It has become a maxim of many martial arts practitioners, to achieve perfection. Perfection is an elusive bird frittering and fluttering around the skies, observable but hard to pen.
First, perfection is not a goal. A goal is something achievable or it would not be a goal. This is setting our sights to high thus always missing the target. It is an ideal that cannot be achieved simply because nature is nature and humans are human. Fallible.
Second, perfection should be a direction we all travel. It does not matter whether it is in martial arts or some other discipline. It is something to aim at and thus achieve in smaller increments that provide us a means to improve with out experiencing discouraging road blocks.
Third, it should no longer be the maxim in practice and training for martial arts. It should be an ideal that will promote continued growth for both the practitioner and the system. As instructors we should ask them to aim at perfection as the direction to travel on the path to better martial arts and not try to push them into a perfection that is just a personal view of any one individual which is unattainable.
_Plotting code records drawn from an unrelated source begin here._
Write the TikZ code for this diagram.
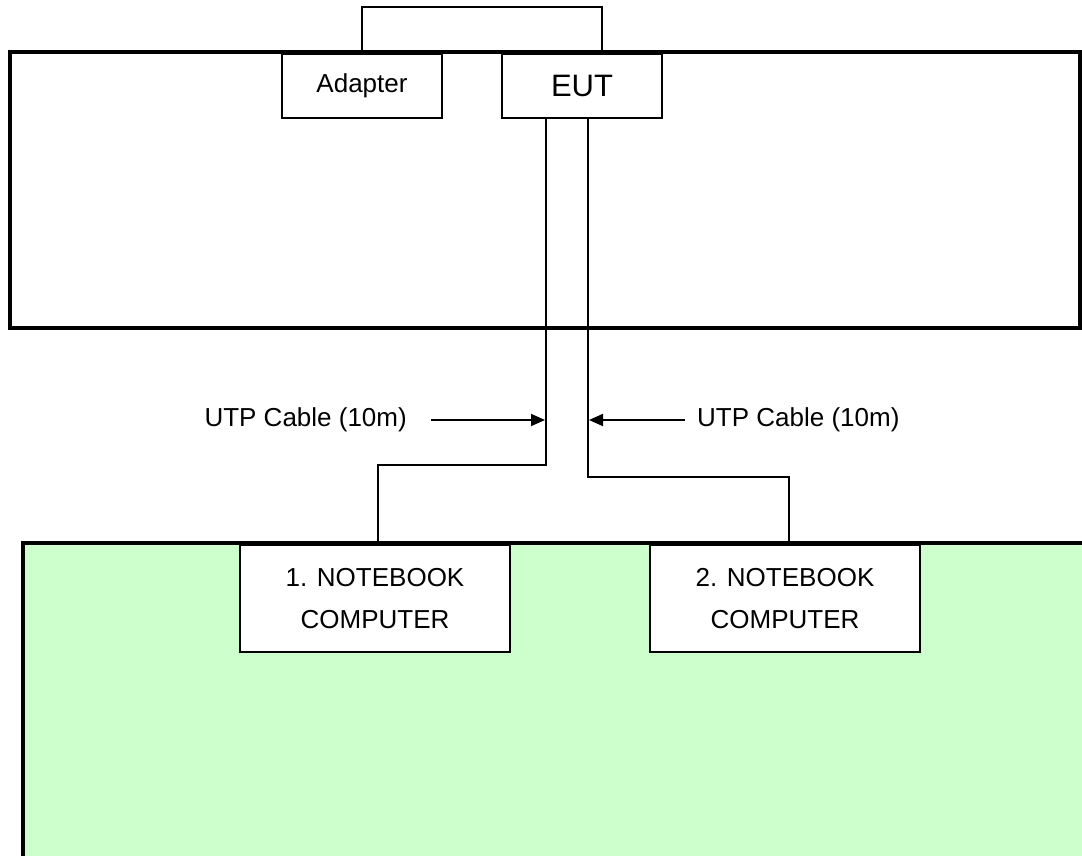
\documentclass[tikz,border=0pt]{standalone}
\usepackage{fontspec}
\setmainfont{Liberation Sans}
\usetikzlibrary{arrows.meta}
\definecolor{labgreen}{HTML}{CCFFCC}
\tikzset{
  thin line/.style={line width=1.8pt},
  area/.style={draw, line width=4.5pt},
  unit/.style={draw, thin line, fill=white, inner sep=0pt, align=center},
  lbl/.style={inner sep=0pt, font=\fontsize{26}{31}\selectfont},
  cable/.style={thin line},
  pointer/.style={thin line, -{Triangle[length=14pt,width=12pt]}}
}
\begin{document}
\begin{tikzpicture}[x=1pt,y=-1pt]
\useasboundingbox (0,0) rectangle (1082,856);
\clip (0,0) rectangle (1082,856);
% upper area
\node[area, minimum width=1070pt, minimum height=276pt, inner sep=0pt] (room) at (545,190) {};
% lower green area (extends beyond the picture)
\fill[labgreen] (23,543) rectangle (1120,900);
\draw[area] (23,900) -- (23,543) -- (1120,543);
% units
\node[unit, minimum width=160pt, minimum height=64pt, font=\fontsize{26}{31}\selectfont] (adapter) at (362,86) {Adapter};
\node[unit, minimum width=160pt, minimum height=64pt, font=\fontsize{31}{37}\selectfont] (eut) at (582,86) {EUT};
\node[unit, minimum width=270pt, minimum height=107pt, font=\fontsize{26}{42}\selectfont] (nb1) at (375,598.5) {1. NOTEBOOK\\COMPUTER};
\node[unit, minimum width=270pt, minimum height=107pt, font=\fontsize{26}{42}\selectfont] (nb2) at (785,598.5) {2. NOTEBOOK\\COMPUTER};
% power connection adapter - EUT
\coordinate (pwr) at (602,7);
\draw[cable] (adapter.north) |- (pwr) -- (eut.north -| pwr);
% UTP cables
\coordinate (c1) at (546,465);
\coordinate (c2) at (588,477);
\coordinate (d1) at (378,0);
\coordinate (d2) at (789,0);
\draw[cable] (eut.south -| c1) -- (c1) -| (nb1.north -| d1);
\draw[cable] (eut.south -| c2) -- (c2) -| (nb2.north -| d2);
% labels
\node[lbl, anchor=east] (l1) at (407,420) {UTP Cable (10m)};
\node[lbl, anchor=west] (l2) at (697,420) {UTP Cable (10m)};
\coordinate (t1) at (545,420);
\coordinate (t2) at (589,420);
\draw[pointer] ([xshift=24pt]l1.east) -- (t1);
\draw[pointer] ([xshift=-12pt]l2.west) -- (t2);
\end{tikzpicture}
\end{document}
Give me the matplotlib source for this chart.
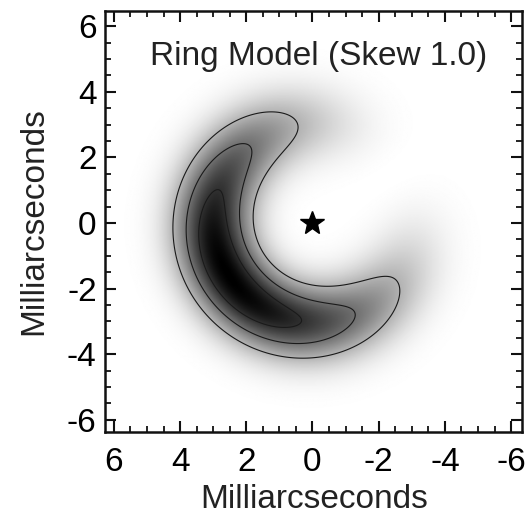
import numpy as np
import matplotlib
matplotlib.use("Agg")
import matplotlib.pyplot as plt
from matplotlib.ticker import MultipleLocator

plt.rcParams['font.family'] = ['Liberation Sans', 'DejaVu Sans']
plt.rcParams['axes.unicode_minus'] = False

# skewed ring model parameters (mas)
ring_radius = 3.0
ring_sigma = 0.81
skew = 1.0
skew_angle = -32.0          # direction of brightest side, degrees
contour_levels = [0.30, 0.56, 0.81]
star_pos = [0.0, 0.0]
x_lim = [6.27, -6.33]
y_lim = [-6.37, 6.46]
major_ticks = [-6, -4, -2, 0, 2, 4, 6]

# model image on a grid
n = 500
g = np.linspace(-6.5, 6.5, n)
xx, yy = np.meshgrid(g, g)
rr = np.hypot(xx, yy)
th = np.arctan2(yy, xx)
radial = np.exp(-(rr - ring_radius)**2 / (2 * ring_sigma**2))
azim = (1 + skew * np.cos(th - np.radians(skew_angle))) / (1 + skew)
img = radial * azim

fig = plt.figure(figsize=(5.27, 5.17), dpi=100)
ax = fig.add_axes([0.1992, 0.1644, 0.7913, 0.8143])

ax.imshow(img, cmap='gray_r', vmin=0, vmax=1, origin='lower',
          extent=[g[0], g[-1], g[0], g[-1]], interpolation='bilinear', aspect='auto')
ax.contour(xx, yy, img, levels=contour_levels, colors='#1a1a1a', linewidths=0.8)
ax.plot(star_pos[0], star_pos[1], marker='*', color='black', markersize=18, mec='black')

ax.set_xlim(x_lim)
ax.set_ylim(y_lim)
ax.set_xticks(major_ticks)
ax.set_yticks(major_ticks)
ax.xaxis.set_minor_locator(MultipleLocator(0.5))
ax.yaxis.set_minor_locator(MultipleLocator(0.5))
ax.tick_params(which='both', direction='in', top=True, right=True, color='#111111')
ax.tick_params(which='major', length=8, width=1.5, labelsize=24)
ax.tick_params(axis='x', which='major', pad=11)
ax.tick_params(axis='y', which='major', pad=6)
ax.tick_params(which='minor', length=4, width=1.3)
for s in ax.spines.values():
    s.set_linewidth(1.8)
    s.set_color('#111111')

ax.text(0.512, 0.872, "Ring Model (Skew 1.0)", transform=ax.transAxes,
        ha='center', va='baseline', fontsize=24, color='#222222')

ax.set_xlabel("Milliarcseconds", fontsize=24, color='#222222')
ax.set_ylabel("Milliarcseconds", fontsize=24, color='#222222')
ax.xaxis.set_label_coords(0.502, -0.1235)
ax.yaxis.set_label_coords(-0.134, 0.5)

fig.savefig("out.png", dpi=100)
Perfection should be the direction we travel to improve, grow, and allow greater contributions to self, tribe, and society. It is a belief system that allows us to stretch outside comfort to build a greater zone of comfort. It is that "arrow" that by effort connects with the target of "perfection" so that our path to which the arrow flies will be true, steady, and unwavering.
A path towards perfection rather than perfection as a goal - I like that! Thought provoking post Charles, thank you.